**Request**: Copy all lines of the listing that include the string "this".

Records with drawing code
+ + + +
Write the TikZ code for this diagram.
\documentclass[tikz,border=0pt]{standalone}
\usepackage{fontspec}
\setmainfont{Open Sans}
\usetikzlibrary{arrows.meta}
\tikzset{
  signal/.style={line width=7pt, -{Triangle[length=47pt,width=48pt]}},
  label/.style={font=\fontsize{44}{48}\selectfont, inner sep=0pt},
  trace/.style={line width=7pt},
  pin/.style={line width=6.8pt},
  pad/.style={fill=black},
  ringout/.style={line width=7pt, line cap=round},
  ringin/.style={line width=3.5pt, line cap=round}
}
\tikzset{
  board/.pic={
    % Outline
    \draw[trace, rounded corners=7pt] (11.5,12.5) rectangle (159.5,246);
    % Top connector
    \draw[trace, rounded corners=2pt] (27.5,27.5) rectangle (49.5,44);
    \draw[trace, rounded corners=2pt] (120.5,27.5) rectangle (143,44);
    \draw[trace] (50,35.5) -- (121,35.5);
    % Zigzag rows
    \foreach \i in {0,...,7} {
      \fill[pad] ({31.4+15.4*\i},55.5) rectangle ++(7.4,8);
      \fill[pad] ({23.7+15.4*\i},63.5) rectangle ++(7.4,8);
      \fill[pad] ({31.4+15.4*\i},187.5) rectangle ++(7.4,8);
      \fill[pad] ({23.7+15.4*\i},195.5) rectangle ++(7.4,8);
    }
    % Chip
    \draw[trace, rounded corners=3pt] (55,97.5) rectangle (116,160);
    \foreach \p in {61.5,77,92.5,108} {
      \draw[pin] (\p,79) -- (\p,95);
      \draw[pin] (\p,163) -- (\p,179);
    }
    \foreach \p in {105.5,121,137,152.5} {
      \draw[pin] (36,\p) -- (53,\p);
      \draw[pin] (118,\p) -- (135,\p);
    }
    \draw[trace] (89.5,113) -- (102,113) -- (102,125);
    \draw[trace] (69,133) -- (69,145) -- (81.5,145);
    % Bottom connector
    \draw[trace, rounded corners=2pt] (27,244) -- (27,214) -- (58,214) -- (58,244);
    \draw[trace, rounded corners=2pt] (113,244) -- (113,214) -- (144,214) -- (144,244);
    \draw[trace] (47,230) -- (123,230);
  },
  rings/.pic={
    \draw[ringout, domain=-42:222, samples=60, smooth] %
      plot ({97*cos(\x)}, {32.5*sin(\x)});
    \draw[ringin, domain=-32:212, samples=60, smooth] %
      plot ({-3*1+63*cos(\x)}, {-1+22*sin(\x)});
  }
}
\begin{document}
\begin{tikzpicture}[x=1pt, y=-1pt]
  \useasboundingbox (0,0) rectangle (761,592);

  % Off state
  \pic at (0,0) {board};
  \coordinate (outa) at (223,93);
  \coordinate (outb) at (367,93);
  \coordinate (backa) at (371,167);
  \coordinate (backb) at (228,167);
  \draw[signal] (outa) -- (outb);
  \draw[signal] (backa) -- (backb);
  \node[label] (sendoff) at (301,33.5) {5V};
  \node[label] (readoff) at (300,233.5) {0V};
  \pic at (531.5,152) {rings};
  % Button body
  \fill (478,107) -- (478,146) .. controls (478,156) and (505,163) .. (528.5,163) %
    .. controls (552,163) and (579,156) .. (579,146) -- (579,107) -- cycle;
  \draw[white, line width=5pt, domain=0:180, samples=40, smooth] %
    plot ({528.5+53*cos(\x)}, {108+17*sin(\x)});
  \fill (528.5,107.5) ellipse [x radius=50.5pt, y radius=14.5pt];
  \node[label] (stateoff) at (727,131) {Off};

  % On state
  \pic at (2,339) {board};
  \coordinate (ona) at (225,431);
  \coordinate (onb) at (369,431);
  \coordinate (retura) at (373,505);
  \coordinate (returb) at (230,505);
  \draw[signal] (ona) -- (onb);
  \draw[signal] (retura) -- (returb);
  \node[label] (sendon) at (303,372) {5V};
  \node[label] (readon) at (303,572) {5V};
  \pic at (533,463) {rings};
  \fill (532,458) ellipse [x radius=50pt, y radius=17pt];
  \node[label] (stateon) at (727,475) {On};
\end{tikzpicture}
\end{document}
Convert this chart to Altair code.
+ + + +
**Worked answer**:
Write the TikZ code for this diagram.
Convert this chart to Altair code.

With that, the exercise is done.